# SOURCE MATERIAL
-- START --

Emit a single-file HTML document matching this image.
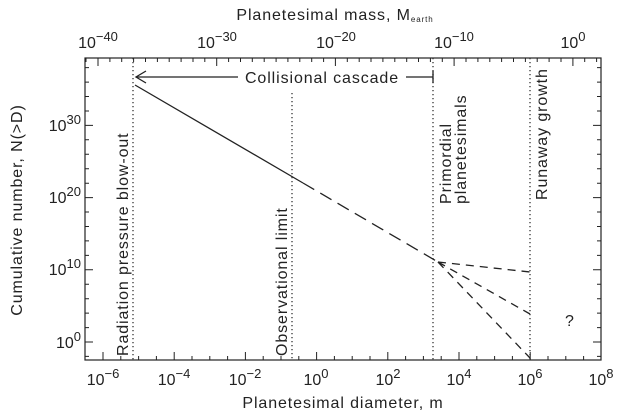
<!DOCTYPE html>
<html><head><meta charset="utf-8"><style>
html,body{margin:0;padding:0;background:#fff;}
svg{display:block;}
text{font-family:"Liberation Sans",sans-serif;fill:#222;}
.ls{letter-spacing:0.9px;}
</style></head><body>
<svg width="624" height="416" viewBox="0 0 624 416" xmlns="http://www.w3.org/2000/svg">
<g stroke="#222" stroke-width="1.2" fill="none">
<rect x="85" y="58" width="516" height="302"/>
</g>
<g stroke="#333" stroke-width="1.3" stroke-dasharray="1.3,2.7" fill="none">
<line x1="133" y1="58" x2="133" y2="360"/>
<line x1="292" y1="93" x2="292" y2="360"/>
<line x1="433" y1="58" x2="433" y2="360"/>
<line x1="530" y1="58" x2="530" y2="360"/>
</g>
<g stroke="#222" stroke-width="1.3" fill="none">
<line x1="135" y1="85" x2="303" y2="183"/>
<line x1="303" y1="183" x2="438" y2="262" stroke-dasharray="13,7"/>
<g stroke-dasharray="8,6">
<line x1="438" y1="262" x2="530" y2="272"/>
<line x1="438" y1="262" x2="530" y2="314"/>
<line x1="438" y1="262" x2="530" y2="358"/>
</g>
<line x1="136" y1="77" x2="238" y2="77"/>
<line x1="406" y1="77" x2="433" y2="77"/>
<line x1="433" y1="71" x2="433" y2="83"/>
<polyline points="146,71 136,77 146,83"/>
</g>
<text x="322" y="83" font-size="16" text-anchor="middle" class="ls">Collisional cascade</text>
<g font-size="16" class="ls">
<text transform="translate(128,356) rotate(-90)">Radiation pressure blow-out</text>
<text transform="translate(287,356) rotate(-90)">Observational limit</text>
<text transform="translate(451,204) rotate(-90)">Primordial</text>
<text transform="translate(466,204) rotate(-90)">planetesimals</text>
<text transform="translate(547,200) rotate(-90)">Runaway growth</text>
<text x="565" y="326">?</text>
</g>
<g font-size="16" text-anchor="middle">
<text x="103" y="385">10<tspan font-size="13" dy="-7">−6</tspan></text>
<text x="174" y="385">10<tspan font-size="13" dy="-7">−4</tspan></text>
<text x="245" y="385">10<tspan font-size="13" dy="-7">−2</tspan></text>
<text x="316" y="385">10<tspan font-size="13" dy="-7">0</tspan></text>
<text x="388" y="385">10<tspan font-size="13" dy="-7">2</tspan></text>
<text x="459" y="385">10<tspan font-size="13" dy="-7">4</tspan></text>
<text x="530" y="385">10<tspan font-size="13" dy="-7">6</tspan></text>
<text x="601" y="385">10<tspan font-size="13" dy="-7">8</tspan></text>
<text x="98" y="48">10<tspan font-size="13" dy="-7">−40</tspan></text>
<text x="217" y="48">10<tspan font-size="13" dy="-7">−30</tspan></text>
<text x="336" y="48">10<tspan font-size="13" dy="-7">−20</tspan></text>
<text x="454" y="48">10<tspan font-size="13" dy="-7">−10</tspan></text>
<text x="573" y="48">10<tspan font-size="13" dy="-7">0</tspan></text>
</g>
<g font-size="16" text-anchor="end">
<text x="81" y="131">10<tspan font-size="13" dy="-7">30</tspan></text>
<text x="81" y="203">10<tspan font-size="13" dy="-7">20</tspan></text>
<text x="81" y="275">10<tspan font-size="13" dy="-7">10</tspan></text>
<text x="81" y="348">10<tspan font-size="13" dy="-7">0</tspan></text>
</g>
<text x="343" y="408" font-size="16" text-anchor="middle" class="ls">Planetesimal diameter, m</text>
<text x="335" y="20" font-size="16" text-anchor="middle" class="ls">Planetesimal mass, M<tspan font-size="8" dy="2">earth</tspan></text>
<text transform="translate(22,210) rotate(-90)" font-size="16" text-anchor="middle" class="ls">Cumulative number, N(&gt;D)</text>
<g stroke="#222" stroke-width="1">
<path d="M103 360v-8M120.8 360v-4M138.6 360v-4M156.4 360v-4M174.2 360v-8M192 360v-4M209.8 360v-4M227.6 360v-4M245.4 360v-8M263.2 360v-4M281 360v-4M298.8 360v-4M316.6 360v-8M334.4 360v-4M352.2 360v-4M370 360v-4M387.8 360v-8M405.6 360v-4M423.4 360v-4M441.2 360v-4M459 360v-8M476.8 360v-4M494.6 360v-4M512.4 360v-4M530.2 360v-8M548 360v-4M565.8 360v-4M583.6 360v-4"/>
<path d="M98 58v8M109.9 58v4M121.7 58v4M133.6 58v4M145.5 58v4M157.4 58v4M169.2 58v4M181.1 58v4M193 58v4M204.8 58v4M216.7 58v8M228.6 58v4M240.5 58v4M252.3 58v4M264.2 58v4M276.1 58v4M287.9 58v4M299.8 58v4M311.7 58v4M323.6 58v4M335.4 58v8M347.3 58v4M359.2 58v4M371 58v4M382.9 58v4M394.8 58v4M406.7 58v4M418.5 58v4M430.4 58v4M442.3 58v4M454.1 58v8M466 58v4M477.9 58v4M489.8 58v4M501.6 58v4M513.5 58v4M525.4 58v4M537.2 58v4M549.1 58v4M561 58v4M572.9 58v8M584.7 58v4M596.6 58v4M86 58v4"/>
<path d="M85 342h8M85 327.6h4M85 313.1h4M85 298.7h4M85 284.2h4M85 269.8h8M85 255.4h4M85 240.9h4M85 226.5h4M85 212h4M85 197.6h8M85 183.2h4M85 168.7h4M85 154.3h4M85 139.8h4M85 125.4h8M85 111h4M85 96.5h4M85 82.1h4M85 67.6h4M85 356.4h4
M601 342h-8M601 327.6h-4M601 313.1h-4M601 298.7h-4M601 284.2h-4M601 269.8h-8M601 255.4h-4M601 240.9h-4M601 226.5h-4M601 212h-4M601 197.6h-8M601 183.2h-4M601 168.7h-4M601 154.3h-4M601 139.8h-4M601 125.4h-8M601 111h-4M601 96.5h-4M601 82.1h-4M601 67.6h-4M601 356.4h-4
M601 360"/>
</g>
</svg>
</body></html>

-- END --

# GIVEN REQUEST
Repeat the data exactly, excluding the pictures.

# RESULT FOR THIS EXERCISE
Emit a single-file HTML document matching this image.
<!DOCTYPE html>
<html><head><meta charset="utf-8"><style>
html,body{margin:0;padding:0;background:#fff;}
svg{display:block;}
text{font-family:"Liberation Sans",sans-serif;fill:#222;}
.ls{letter-spacing:0.9px;}
</style></head><body>
<svg width="624" height="416" viewBox="0 0 624 416" xmlns="http://www.w3.org/2000/svg">
<g stroke="#222" stroke-width="1.2" fill="none">
<rect x="85" y="58" width="516" height="302"/>
</g>
<g stroke="#333" stroke-width="1.3" stroke-dasharray="1.3,2.7" fill="none">
<line x1="133" y1="58" x2="133" y2="360"/>
<line x1="292" y1="93" x2="292" y2="360"/>
<line x1="433" y1="58" x2="433" y2="360"/>
<line x1="530" y1="58" x2="530" y2="360"/>
</g>
<g stroke="#222" stroke-width="1.3" fill="none">
<line x1="135" y1="85" x2="303" y2="183"/>
<line x1="303" y1="183" x2="438" y2="262" stroke-dasharray="13,7"/>
<g stroke-dasharray="8,6">
<line x1="438" y1="262" x2="530" y2="272"/>
<line x1="438" y1="262" x2="530" y2="314"/>
<line x1="438" y1="262" x2="530" y2="358"/>
</g>
<line x1="136" y1="77" x2="238" y2="77"/>
<line x1="406" y1="77" x2="433" y2="77"/>
<line x1="433" y1="71" x2="433" y2="83"/>
<polyline points="146,71 136,77 146,83"/>
</g>
<text x="322" y="83" font-size="16" text-anchor="middle" class="ls">Collisional cascade</text>
<g font-size="16" class="ls">
<text transform="translate(128,356) rotate(-90)">Radiation pressure blow-out</text>
<text transform="translate(287,356) rotate(-90)">Observational limit</text>
<text transform="translate(451,204) rotate(-90)">Primordial</text>
<text transform="translate(466,204) rotate(-90)">planetesimals</text>
<text transform="translate(547,200) rotate(-90)">Runaway growth</text>
<text x="565" y="326">?</text>
</g>
<g font-size="16" text-anchor="middle">
<text x="103" y="385">10<tspan font-size="13" dy="-7">−6</tspan></text>
<text x="174" y="385">10<tspan font-size="13" dy="-7">−4</tspan></text>
<text x="245" y="385">10<tspan font-size="13" dy="-7">−2</tspan></text>
<text x="316" y="385">10<tspan font-size="13" dy="-7">0</tspan></text>
<text x="388" y="385">10<tspan font-size="13" dy="-7">2</tspan></text>
<text x="459" y="385">10<tspan font-size="13" dy="-7">4</tspan></text>
<text x="530" y="385">10<tspan font-size="13" dy="-7">6</tspan></text>
<text x="601" y="385">10<tspan font-size="13" dy="-7">8</tspan></text>
<text x="98" y="48">10<tspan font-size="13" dy="-7">−40</tspan></text>
<text x="217" y="48">10<tspan font-size="13" dy="-7">−30</tspan></text>
<text x="336" y="48">10<tspan font-size="13" dy="-7">−20</tspan></text>
<text x="454" y="48">10<tspan font-size="13" dy="-7">−10</tspan></text>
<text x="573" y="48">10<tspan font-size="13" dy="-7">0</tspan></text>
</g>
<g font-size="16" text-anchor="end">
<text x="81" y="131">10<tspan font-size="13" dy="-7">30</tspan></text>
<text x="81" y="203">10<tspan font-size="13" dy="-7">20</tspan></text>
<text x="81" y="275">10<tspan font-size="13" dy="-7">10</tspan></text>
<text x="81" y="348">10<tspan font-size="13" dy="-7">0</tspan></text>
</g>
<text x="343" y="408" font-size="16" text-anchor="middle" class="ls">Planetesimal diameter, m</text>
<text x="335" y="20" font-size="16" text-anchor="middle" class="ls">Planetesimal mass, M<tspan font-size="8" dy="2">earth</tspan></text>
<text transform="translate(22,210) rotate(-90)" font-size="16" text-anchor="middle" class="ls">Cumulative number, N(&gt;D)</text>
<g stroke="#222" stroke-width="1">
<path d="M103 360v-8M120.8 360v-4M138.6 360v-4M156.4 360v-4M174.2 360v-8M192 360v-4M209.8 360v-4M227.6 360v-4M245.4 360v-8M263.2 360v-4M281 360v-4M298.8 360v-4M316.6 360v-8M334.4 360v-4M352.2 360v-4M370 360v-4M387.8 360v-8M405.6 360v-4M423.4 360v-4M441.2 360v-4M459 360v-8M476.8 360v-4M494.6 360v-4M512.4 360v-4M530.2 360v-8M548 360v-4M565.8 360v-4M583.6 360v-4"/>
<path d="M98 58v8M109.9 58v4M121.7 58v4M133.6 58v4M145.5 58v4M157.4 58v4M169.2 58v4M181.1 58v4M193 58v4M204.8 58v4M216.7 58v8M228.6 58v4M240.5 58v4M252.3 58v4M264.2 58v4M276.1 58v4M287.9 58v4M299.8 58v4M311.7 58v4M323.6 58v4M335.4 58v8M347.3 58v4M359.2 58v4M371 58v4M382.9 58v4M394.8 58v4M406.7 58v4M418.5 58v4M430.4 58v4M442.3 58v4M454.1 58v8M466 58v4M477.9 58v4M489.8 58v4M501.6 58v4M513.5 58v4M525.4 58v4M537.2 58v4M549.1 58v4M561 58v4M572.9 58v8M584.7 58v4M596.6 58v4M86 58v4"/>
<path d="M85 342h8M85 327.6h4M85 313.1h4M85 298.7h4M85 284.2h4M85 269.8h8M85 255.4h4M85 240.9h4M85 226.5h4M85 212h4M85 197.6h8M85 183.2h4M85 168.7h4M85 154.3h4M85 139.8h4M85 125.4h8M85 111h4M85 96.5h4M85 82.1h4M85 67.6h4M85 356.4h4
M601 342h-8M601 327.6h-4M601 313.1h-4M601 298.7h-4M601 284.2h-4M601 269.8h-8M601 255.4h-4M601 240.9h-4M601 226.5h-4M601 212h-4M601 197.6h-8M601 183.2h-4M601 168.7h-4M601 154.3h-4M601 139.8h-4M601 125.4h-8M601 111h-4M601 96.5h-4M601 82.1h-4M601 67.6h-4M601 356.4h-4
M601 360"/>
</g>
</svg>
</body></html>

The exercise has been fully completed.